-- Start LISTED ENTRIES --

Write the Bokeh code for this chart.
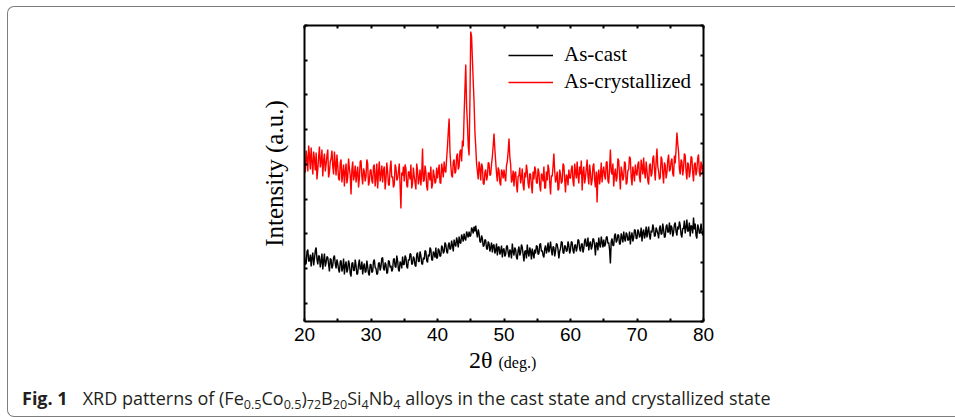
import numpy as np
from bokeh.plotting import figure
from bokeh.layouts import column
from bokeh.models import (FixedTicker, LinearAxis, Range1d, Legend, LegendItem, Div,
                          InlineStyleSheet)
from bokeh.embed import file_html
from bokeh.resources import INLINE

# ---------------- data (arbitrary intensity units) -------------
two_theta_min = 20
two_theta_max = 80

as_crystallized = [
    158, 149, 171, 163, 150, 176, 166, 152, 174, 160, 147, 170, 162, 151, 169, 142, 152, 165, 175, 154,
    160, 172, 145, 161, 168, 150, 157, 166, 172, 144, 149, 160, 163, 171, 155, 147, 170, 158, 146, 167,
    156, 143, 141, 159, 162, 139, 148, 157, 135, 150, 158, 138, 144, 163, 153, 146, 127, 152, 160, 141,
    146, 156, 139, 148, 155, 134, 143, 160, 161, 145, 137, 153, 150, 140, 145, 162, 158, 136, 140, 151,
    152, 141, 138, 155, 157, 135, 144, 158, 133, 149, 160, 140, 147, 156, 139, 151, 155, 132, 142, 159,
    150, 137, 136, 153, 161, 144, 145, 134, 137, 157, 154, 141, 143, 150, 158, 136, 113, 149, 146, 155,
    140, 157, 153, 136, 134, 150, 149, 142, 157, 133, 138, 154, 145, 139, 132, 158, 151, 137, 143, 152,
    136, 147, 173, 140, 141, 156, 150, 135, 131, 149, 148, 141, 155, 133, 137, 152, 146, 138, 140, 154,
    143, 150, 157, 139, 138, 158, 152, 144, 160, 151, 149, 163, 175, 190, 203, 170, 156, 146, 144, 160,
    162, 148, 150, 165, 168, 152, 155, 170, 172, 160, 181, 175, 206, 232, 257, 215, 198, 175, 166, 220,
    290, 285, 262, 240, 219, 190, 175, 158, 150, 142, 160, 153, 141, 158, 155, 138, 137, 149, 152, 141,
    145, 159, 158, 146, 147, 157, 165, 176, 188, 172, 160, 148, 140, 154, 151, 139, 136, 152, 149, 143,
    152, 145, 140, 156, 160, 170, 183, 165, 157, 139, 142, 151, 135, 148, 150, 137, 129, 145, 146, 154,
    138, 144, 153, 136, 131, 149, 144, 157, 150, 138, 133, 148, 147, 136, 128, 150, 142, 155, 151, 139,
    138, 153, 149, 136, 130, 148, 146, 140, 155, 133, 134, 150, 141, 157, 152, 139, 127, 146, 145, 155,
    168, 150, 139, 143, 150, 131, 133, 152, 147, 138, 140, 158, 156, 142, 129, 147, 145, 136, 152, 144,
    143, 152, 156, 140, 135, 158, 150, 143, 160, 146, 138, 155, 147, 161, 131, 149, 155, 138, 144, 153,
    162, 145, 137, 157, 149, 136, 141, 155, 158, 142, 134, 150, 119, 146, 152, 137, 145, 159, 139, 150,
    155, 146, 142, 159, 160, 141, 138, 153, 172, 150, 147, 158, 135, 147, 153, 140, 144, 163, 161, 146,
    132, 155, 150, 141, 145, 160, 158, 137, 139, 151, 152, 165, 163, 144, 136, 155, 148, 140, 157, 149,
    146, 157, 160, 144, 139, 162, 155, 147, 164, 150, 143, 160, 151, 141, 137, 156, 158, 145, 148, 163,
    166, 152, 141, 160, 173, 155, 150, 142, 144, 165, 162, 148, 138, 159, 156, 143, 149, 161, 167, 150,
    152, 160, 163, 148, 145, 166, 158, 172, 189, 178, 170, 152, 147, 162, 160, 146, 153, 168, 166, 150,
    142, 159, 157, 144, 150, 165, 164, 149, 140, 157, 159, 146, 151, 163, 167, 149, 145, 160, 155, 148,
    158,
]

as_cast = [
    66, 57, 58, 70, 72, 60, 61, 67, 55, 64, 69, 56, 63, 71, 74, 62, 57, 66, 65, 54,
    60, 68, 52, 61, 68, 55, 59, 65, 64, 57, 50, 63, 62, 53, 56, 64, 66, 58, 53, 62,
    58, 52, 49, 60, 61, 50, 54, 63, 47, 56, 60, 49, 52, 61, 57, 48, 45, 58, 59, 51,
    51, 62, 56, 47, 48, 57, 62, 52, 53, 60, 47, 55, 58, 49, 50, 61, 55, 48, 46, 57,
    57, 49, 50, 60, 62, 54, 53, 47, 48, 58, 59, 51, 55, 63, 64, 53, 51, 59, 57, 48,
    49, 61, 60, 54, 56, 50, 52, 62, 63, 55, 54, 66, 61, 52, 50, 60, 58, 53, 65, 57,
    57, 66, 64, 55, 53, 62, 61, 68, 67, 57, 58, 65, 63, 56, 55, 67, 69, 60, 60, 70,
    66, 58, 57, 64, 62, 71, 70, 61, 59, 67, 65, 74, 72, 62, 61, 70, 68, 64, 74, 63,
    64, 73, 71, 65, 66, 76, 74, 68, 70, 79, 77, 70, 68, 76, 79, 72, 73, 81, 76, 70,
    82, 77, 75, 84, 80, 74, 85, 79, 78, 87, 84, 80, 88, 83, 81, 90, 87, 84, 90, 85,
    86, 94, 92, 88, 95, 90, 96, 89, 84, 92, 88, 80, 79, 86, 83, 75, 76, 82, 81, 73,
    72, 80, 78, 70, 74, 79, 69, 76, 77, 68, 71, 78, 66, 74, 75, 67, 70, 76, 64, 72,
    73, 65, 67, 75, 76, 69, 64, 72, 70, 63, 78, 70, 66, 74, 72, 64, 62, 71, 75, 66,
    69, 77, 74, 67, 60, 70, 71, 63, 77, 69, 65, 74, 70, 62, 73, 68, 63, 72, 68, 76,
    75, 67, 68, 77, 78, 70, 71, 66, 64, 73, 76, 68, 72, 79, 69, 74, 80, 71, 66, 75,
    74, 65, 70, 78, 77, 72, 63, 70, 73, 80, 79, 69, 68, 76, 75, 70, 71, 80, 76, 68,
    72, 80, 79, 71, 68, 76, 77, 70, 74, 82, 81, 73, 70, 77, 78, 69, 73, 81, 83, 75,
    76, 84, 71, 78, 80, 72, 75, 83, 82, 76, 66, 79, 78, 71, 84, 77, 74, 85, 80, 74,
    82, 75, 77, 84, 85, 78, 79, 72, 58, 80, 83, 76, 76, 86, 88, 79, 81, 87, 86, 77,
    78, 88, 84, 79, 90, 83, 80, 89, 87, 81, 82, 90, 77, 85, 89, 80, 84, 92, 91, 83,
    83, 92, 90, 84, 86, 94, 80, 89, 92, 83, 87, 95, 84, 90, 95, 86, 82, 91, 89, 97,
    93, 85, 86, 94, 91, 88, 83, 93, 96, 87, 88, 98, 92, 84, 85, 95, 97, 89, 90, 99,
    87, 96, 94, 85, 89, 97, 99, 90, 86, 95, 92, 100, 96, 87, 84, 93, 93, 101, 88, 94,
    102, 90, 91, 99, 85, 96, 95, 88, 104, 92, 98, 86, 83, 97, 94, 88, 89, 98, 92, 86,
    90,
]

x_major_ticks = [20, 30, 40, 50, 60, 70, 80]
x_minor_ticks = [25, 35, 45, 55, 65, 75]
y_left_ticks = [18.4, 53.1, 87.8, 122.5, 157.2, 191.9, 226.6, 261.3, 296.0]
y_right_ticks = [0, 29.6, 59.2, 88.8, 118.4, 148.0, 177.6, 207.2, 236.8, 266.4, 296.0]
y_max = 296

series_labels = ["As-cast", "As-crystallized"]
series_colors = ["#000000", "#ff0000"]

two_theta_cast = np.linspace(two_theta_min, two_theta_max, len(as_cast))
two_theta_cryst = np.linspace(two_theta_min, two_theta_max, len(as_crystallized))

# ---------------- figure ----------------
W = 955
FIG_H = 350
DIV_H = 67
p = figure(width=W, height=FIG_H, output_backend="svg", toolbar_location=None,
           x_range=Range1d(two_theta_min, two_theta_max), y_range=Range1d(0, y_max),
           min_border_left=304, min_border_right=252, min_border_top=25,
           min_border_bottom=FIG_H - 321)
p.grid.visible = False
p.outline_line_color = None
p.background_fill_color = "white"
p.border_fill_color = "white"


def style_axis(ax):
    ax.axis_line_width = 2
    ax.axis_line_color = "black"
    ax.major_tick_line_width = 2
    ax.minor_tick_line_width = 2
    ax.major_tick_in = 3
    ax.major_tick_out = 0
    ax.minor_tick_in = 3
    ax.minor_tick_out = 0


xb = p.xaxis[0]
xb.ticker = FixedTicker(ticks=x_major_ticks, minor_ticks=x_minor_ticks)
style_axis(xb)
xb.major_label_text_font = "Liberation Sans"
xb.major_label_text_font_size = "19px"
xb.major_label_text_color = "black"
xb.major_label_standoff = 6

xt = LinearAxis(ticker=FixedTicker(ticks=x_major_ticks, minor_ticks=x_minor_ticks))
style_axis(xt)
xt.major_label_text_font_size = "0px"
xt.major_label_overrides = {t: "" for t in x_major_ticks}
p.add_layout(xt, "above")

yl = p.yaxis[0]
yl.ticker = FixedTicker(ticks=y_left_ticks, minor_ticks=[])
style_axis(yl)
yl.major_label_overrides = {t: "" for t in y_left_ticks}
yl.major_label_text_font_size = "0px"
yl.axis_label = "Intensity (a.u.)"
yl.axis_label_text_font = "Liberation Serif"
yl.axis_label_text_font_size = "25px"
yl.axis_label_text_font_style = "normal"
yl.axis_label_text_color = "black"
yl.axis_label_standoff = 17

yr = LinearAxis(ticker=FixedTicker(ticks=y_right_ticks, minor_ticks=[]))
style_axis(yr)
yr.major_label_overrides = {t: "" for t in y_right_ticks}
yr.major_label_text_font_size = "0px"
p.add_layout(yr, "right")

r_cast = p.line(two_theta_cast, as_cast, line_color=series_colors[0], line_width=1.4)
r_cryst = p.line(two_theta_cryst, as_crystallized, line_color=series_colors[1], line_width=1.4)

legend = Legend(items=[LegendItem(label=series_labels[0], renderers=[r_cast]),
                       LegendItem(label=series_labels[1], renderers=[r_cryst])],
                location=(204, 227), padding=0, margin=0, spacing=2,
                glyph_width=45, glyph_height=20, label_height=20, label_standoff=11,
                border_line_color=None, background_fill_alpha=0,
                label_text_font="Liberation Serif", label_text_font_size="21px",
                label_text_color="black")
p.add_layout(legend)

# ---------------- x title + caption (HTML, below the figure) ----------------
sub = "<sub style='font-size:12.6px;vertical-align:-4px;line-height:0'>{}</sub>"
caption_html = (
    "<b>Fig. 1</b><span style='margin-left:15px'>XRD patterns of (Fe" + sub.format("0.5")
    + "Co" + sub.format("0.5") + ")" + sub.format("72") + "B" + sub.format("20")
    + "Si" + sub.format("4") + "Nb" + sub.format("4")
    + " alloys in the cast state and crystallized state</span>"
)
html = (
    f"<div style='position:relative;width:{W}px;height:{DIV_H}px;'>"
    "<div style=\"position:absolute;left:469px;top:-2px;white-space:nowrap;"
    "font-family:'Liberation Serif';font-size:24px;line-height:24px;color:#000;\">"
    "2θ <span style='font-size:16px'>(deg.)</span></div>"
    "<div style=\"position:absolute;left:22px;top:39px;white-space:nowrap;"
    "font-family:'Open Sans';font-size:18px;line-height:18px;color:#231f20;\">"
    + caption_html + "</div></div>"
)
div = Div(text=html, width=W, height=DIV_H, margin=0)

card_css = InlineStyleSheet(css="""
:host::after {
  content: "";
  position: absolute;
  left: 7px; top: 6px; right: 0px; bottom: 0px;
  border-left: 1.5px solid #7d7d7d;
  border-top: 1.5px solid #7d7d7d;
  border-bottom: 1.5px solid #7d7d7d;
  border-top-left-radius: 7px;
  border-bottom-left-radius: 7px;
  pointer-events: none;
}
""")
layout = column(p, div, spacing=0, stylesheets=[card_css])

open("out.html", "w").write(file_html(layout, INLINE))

-- End LISTED ENTRIES --
-- Start LISTED ENTRIES --

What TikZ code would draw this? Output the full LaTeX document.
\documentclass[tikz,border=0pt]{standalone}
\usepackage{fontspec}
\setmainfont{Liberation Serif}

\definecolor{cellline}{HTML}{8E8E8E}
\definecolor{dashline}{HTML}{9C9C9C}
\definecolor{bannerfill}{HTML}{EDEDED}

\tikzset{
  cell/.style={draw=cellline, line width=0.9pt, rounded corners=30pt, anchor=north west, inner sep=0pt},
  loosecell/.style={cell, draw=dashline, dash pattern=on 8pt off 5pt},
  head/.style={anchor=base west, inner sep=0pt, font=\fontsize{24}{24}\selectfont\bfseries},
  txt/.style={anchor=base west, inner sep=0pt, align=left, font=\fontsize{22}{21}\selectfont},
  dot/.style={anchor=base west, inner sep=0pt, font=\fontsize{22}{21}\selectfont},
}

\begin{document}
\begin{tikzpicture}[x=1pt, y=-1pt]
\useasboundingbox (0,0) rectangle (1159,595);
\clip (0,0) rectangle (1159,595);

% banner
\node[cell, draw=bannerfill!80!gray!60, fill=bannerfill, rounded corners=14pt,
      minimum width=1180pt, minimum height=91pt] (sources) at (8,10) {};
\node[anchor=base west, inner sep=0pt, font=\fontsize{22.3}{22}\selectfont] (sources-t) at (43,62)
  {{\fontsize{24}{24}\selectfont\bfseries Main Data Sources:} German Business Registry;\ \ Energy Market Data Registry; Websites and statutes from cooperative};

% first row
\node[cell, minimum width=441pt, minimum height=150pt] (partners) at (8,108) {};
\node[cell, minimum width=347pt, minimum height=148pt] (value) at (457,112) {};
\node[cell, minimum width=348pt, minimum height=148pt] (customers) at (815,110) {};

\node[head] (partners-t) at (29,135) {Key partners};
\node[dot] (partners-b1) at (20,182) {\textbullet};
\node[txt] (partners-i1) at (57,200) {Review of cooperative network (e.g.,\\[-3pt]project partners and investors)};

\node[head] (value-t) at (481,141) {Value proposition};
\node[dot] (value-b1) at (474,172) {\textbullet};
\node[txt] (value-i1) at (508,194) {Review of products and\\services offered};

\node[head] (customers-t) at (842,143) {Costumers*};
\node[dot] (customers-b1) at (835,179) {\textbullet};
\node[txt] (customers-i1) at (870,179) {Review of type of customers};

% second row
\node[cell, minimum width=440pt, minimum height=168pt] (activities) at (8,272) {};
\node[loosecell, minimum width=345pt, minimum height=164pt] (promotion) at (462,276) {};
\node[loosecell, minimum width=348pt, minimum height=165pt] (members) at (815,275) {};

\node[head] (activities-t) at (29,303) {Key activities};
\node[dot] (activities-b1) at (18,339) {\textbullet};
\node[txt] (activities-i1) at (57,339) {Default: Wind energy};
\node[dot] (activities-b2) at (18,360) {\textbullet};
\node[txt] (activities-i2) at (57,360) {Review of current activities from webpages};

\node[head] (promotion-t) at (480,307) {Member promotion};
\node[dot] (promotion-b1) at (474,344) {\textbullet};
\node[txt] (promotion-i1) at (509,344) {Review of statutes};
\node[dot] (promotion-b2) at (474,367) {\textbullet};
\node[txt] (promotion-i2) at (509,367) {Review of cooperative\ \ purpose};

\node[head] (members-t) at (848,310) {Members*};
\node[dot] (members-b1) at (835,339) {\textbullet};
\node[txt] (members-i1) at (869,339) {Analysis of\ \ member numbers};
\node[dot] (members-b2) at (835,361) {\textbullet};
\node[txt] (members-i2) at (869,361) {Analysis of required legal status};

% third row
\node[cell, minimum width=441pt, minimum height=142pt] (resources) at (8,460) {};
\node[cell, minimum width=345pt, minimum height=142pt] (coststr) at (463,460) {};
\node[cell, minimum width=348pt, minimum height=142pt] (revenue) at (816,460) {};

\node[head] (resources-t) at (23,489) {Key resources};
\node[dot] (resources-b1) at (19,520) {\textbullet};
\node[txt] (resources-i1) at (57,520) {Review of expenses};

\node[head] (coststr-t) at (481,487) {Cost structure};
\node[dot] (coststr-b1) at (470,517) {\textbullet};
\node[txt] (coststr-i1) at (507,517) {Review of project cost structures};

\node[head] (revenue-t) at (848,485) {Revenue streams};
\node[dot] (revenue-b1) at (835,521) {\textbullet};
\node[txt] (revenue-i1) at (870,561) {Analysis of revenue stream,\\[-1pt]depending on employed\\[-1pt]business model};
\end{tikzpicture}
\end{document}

-- End LISTED ENTRIES --

**THE REQUEST:** Extract exactly, and only, the lines from the one with "Write the Bokeh code for this chart." to the one with "from bokeh.resources import INLINE", both ends counted. Leave the images behind.

**IN RESPONSE:**
Write the Bokeh code for this chart.
import numpy as np
from bokeh.plotting import figure
from bokeh.layouts import column
from bokeh.models import (FixedTicker, LinearAxis, Range1d, Legend, LegendItem, Div,
                          InlineStyleSheet)
from bokeh.embed import file_html
from bokeh.resources import INLINE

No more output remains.